Ahh, yes, the bagel. It has become a genuine American product, another ethnic food sucked into the great maw of American cultural appropriation. This is not a bad thing, by the way. Cultural appropriation is how our society takes diverse ingredients and melds them together into a whole that is greater than the sum of its parts: not a melting pot, as the old analogy would have it, but a stew pot in which individual ingredients retain their identities, yet work together to create a flavorful result. Think of some of the foods you can now find almost anywhere in America - pizza, spaghetti, falafel, eggrolls, and tacos. And then there’s the bagel, which now is available in places like McDonald’s, where you can purchase one festooned with bacon, egg, and cheese - a combination unthinkable to the people who first brought this unique toroidal treat to our shores.
But, as usual, I digress.
I wanted to talk about a lesser known breadstuff. I wanted to talk about the pletzel.
No, not the pretzel. Everyone knows about pretzels, those knotted little suckers available in all sizes and textures: crisp and crunchy or warm and soft (Philly style!), even with all kinds of flavorings and toppings thanks to Auntie Anne’s mall outlets. Not pretzel... pletzel. With an “l.”
The pletzel (also spelled pletz’l or pletsl) is a flattish affair looking something like a Jewish foccacia, generally festooned with dessicated caramelized onions and poppy seeds. It puts me in mind of the bastard child that would result from the union of a pizza and a bialy, one that was subsequently adopted by an Everything Bagel. Pletzels are usually round but not necessarily so, and their degree of both thickness and adornment by toppings varies.

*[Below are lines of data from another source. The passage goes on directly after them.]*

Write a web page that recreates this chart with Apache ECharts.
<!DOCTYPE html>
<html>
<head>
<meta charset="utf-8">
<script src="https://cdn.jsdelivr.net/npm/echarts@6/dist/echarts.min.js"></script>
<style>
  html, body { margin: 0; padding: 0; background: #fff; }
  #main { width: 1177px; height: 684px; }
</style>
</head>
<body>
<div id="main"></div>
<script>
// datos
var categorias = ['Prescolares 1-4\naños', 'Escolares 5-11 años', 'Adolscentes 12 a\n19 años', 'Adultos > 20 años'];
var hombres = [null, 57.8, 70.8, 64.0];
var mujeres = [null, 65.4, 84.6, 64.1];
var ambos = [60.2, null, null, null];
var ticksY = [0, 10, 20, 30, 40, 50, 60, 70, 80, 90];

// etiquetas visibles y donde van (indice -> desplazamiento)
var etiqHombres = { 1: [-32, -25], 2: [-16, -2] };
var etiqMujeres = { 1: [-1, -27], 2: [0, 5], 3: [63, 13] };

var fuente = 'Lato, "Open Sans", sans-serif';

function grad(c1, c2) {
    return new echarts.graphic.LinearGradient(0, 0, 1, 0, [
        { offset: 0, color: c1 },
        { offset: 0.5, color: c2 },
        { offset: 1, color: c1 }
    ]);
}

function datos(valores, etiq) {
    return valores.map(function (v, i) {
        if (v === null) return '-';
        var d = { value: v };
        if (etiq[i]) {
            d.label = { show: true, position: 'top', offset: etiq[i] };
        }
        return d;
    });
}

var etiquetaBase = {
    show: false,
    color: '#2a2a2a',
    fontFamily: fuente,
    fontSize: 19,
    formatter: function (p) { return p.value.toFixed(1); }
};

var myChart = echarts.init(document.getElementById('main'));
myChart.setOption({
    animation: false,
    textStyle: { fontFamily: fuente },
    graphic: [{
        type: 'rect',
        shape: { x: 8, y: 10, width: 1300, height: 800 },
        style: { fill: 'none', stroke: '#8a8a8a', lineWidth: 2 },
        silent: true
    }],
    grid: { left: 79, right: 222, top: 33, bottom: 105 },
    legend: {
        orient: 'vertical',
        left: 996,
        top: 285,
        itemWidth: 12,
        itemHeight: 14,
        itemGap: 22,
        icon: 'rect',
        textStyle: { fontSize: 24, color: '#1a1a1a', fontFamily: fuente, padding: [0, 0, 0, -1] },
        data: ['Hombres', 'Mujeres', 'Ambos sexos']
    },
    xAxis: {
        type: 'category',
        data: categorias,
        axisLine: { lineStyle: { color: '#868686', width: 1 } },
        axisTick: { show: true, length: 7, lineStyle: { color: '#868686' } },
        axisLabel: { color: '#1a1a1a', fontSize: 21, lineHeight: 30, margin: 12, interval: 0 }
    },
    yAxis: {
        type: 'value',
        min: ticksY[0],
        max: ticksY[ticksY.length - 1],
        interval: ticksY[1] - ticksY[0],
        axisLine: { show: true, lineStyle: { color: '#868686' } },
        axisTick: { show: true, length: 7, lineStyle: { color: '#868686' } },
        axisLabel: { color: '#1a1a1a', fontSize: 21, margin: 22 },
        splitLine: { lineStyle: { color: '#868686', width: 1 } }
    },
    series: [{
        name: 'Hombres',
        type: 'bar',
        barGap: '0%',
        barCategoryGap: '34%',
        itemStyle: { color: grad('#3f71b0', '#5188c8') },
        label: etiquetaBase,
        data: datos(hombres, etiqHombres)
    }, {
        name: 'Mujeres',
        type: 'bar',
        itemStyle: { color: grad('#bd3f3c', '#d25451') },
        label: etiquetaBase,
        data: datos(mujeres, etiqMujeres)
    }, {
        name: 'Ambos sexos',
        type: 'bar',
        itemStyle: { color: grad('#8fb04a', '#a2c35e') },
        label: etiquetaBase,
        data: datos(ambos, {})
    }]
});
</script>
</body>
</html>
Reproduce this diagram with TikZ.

Pletzels are siblings to the bialy, a breadstuff that is, in turn, a cousin to the bagel. To tell them apart, use this handy field identification guide:
1. If it is toroidal (i.e., doughnut-shaped - a ring with a hole in the middle) with a glossy, well browned crisp crust and a chewy interior, it is a bagel.
2. If there is merely a dent instead of a hole and the crust has a lightly browned matte finish, it is a bialy. (The dent is usually filled with caramelized onions and poppy seeds.)
3. If it is flattish, has no hole, and is topped with caramelized onions and poppy seeds, it is a pletzel. (If it is really large, flat, and topped with tomato sauce and cheese, it is a pizza.)
Bialys and pletzels are made from a slightly different dough than a bagel; in addition, they are not boiled before baking. This means they lack a bagel’s hard, glossy crust, which in turn means they need to be eaten while they’re fresh. If you can find a good bagel place that also offers bialys and pletzels, you should give them a try!
Speaking of bialys, the owner of the Local Bagel and Smoked Fish Emporium gave us a behind-the-scenes tour this morning. We got to see the whole works: the huge hundred-year-old dough blender, the new bagel-forming machine, the proofing racks loaded with slowly rising bagels, the enormous walk-in fridge where the bagels are left to rise overnight, the boiling tank, and the oven. But what really caught my eye was the bialy machine, a device that dated from before World War II and that bore an astonishing resemblance to a certain cinematic robot - enough make me wonder whether, at some time long ago in a galaxy far, far away, one of R2-D2’s cousins made a living in a bialy factory on Tatooine.